(Charts and diagrams as code)
__________________________________________________
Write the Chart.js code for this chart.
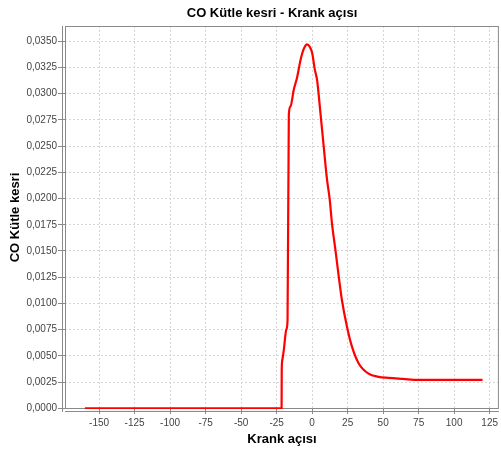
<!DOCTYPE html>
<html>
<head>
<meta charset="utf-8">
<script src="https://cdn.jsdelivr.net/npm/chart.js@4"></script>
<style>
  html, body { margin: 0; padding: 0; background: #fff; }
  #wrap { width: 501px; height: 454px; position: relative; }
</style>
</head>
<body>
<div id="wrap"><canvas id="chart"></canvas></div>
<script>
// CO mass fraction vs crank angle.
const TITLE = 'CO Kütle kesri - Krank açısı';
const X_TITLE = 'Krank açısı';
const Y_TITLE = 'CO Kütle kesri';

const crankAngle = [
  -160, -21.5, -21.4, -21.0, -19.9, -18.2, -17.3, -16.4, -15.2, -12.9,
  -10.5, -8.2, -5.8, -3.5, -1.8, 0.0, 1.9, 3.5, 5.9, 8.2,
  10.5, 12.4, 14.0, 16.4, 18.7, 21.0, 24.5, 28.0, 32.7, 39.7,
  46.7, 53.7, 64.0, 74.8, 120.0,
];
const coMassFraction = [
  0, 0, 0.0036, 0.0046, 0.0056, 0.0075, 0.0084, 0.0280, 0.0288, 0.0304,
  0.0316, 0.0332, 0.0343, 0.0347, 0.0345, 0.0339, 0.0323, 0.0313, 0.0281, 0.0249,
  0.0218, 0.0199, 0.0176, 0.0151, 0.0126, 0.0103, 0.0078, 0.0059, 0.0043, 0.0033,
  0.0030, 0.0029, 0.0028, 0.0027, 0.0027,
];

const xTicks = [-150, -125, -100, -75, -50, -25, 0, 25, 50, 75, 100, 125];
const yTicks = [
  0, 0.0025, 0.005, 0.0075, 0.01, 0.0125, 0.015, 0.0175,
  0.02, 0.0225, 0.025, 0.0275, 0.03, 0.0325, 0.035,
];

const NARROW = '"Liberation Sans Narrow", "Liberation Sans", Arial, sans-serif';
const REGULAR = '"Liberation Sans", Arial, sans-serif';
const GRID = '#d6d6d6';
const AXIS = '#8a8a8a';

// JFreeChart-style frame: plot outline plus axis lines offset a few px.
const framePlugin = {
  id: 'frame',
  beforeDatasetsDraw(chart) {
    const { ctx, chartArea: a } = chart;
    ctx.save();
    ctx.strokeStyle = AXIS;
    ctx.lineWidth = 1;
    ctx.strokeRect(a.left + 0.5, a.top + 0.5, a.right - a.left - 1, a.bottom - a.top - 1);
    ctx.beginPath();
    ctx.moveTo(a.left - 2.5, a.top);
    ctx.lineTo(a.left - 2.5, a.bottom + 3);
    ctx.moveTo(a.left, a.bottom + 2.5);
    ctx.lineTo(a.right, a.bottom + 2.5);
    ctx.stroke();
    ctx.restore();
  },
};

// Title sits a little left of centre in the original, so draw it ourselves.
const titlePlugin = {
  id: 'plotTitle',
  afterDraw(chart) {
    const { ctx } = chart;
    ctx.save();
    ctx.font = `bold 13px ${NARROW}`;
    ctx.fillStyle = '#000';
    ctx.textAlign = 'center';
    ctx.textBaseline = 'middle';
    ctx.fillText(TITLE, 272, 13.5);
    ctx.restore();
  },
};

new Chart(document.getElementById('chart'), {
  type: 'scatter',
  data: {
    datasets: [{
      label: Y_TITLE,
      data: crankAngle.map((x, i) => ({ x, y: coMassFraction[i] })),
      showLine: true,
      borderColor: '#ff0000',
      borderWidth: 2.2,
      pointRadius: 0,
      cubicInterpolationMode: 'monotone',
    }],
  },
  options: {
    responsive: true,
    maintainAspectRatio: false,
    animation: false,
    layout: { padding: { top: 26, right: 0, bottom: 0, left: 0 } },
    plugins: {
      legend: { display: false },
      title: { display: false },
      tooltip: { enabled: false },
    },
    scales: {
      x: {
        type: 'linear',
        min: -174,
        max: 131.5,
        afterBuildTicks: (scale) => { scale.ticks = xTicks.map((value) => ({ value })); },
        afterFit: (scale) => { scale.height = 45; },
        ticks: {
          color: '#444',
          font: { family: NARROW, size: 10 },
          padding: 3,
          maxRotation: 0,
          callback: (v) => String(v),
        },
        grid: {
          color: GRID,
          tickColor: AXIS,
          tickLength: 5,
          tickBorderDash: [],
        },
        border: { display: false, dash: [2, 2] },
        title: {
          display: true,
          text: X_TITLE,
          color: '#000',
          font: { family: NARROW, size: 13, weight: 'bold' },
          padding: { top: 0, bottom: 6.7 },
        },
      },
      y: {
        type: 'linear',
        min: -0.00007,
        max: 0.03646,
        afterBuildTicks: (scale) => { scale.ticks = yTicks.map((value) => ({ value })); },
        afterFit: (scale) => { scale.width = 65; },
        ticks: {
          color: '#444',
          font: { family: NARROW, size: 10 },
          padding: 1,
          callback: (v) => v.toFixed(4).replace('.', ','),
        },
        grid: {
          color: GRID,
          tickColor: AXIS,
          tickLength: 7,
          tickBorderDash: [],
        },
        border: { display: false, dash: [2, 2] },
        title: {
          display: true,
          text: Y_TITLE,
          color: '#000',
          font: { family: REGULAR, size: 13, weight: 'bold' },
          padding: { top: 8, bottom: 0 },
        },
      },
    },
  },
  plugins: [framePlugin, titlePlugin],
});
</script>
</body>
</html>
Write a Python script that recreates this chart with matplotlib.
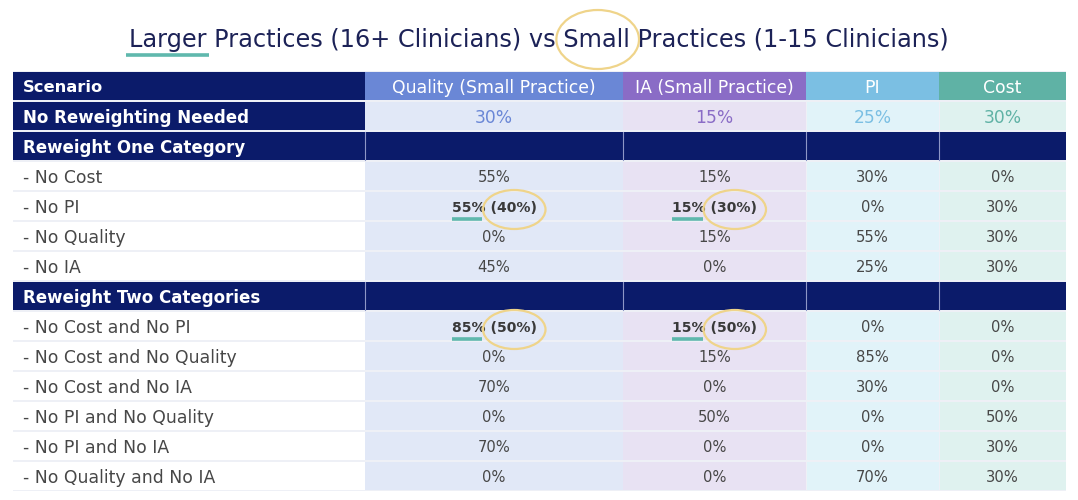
__________________________________________________
-- Task brief --
Reproduce the material word for word. Any pictures should be left out of the copy.

-- Response below --
Write the Chart.js code for this chart.
<!DOCTYPE html>
<html>
<head>
<meta charset="utf-8">
<script src="https://cdn.jsdelivr.net/npm/chart.js@4"></script>
<style>
  html, body { margin: 0; padding: 0; background: #fff; }
  #wrap { width: 501px; height: 454px; position: relative; }
</style>
</head>
<body>
<div id="wrap"><canvas id="chart"></canvas></div>
<script>
// CO mass fraction vs crank angle.
const TITLE = 'CO Kütle kesri - Krank açısı';
const X_TITLE = 'Krank açısı';
const Y_TITLE = 'CO Kütle kesri';

const crankAngle = [
  -160, -21.5, -21.4, -21.0, -19.9, -18.2, -17.3, -16.4, -15.2, -12.9,
  -10.5, -8.2, -5.8, -3.5, -1.8, 0.0, 1.9, 3.5, 5.9, 8.2,
  10.5, 12.4, 14.0, 16.4, 18.7, 21.0, 24.5, 28.0, 32.7, 39.7,
  46.7, 53.7, 64.0, 74.8, 120.0,
];
const coMassFraction = [
  0, 0, 0.0036, 0.0046, 0.0056, 0.0075, 0.0084, 0.0280, 0.0288, 0.0304,
  0.0316, 0.0332, 0.0343, 0.0347, 0.0345, 0.0339, 0.0323, 0.0313, 0.0281, 0.0249,
  0.0218, 0.0199, 0.0176, 0.0151, 0.0126, 0.0103, 0.0078, 0.0059, 0.0043, 0.0033,
  0.0030, 0.0029, 0.0028, 0.0027, 0.0027,
];

const xTicks = [-150, -125, -100, -75, -50, -25, 0, 25, 50, 75, 100, 125];
const yTicks = [
  0, 0.0025, 0.005, 0.0075, 0.01, 0.0125, 0.015, 0.0175,
  0.02, 0.0225, 0.025, 0.0275, 0.03, 0.0325, 0.035,
];

const NARROW = '"Liberation Sans Narrow", "Liberation Sans", Arial, sans-serif';
const REGULAR = '"Liberation Sans", Arial, sans-serif';
const GRID = '#d6d6d6';
const AXIS = '#8a8a8a';

// JFreeChart-style frame: plot outline plus axis lines offset a few px.
const framePlugin = {
  id: 'frame',
  beforeDatasetsDraw(chart) {
    const { ctx, chartArea: a } = chart;
    ctx.save();
    ctx.strokeStyle = AXIS;
    ctx.lineWidth = 1;
    ctx.strokeRect(a.left + 0.5, a.top + 0.5, a.right - a.left - 1, a.bottom - a.top - 1);
    ctx.beginPath();
    ctx.moveTo(a.left - 2.5, a.top);
    ctx.lineTo(a.left - 2.5, a.bottom + 3);
    ctx.moveTo(a.left, a.bottom + 2.5);
    ctx.lineTo(a.right, a.bottom + 2.5);
    ctx.stroke();
    ctx.restore();
  },
};

// Title sits a little left of centre in the original, so draw it ourselves.
const titlePlugin = {
  id: 'plotTitle',
  afterDraw(chart) {
    const { ctx } = chart;
    ctx.save();
    ctx.font = `bold 13px ${NARROW}`;
    ctx.fillStyle = '#000';
    ctx.textAlign = 'center';
    ctx.textBaseline = 'middle';
    ctx.fillText(TITLE, 272, 13.5);
    ctx.restore();
  },
};

new Chart(document.getElementById('chart'), {
  type: 'scatter',
  data: {
    datasets: [{
      label: Y_TITLE,
      data: crankAngle.map((x, i) => ({ x, y: coMassFraction[i] })),
      showLine: true,
      borderColor: '#ff0000',
      borderWidth: 2.2,
      pointRadius: 0,
      cubicInterpolationMode: 'monotone',
    }],
  },
  options: {
    responsive: true,
    maintainAspectRatio: false,
    animation: false,
    layout: { padding: { top: 26, right: 0, bottom: 0, left: 0 } },
    plugins: {
      legend: { display: false },
      title: { display: false },
      tooltip: { enabled: false },
    },
    scales: {
      x: {
        type: 'linear',
        min: -174,
        max: 131.5,
        afterBuildTicks: (scale) => { scale.ticks = xTicks.map((value) => ({ value })); },
        afterFit: (scale) => { scale.height = 45; },
        ticks: {
          color: '#444',
          font: { family: NARROW, size: 10 },
          padding: 3,
          maxRotation: 0,
          callback: (v) => String(v),
        },
        grid: {
          color: GRID,
          tickColor: AXIS,
          tickLength: 5,
          tickBorderDash: [],
        },
        border: { display: false, dash: [2, 2] },
        title: {
          display: true,
          text: X_TITLE,
          color: '#000',
          font: { family: NARROW, size: 13, weight: 'bold' },
          padding: { top: 0, bottom: 6.7 },
        },
      },
      y: {
        type: 'linear',
        min: -0.00007,
        max: 0.03646,
        afterBuildTicks: (scale) => { scale.ticks = yTicks.map((value) => ({ value })); },
        afterFit: (scale) => { scale.width = 65; },
        ticks: {
          color: '#444',
          font: { family: NARROW, size: 10 },
          padding: 1,
          callback: (v) => v.toFixed(4).replace('.', ','),
        },
        grid: {
          color: GRID,
          tickColor: AXIS,
          tickLength: 7,
          tickBorderDash: [],
        },
        border: { display: false, dash: [2, 2] },
        title: {
          display: true,
          text: Y_TITLE,
          color: '#000',
          font: { family: REGULAR, size: 13, weight: 'bold' },
          padding: { top: 8, bottom: 0 },
        },
      },
    },
  },
  plugins: [framePlugin, titlePlugin],
});
</script>
</body>
</html>
Write a Python script that recreates this chart with matplotlib.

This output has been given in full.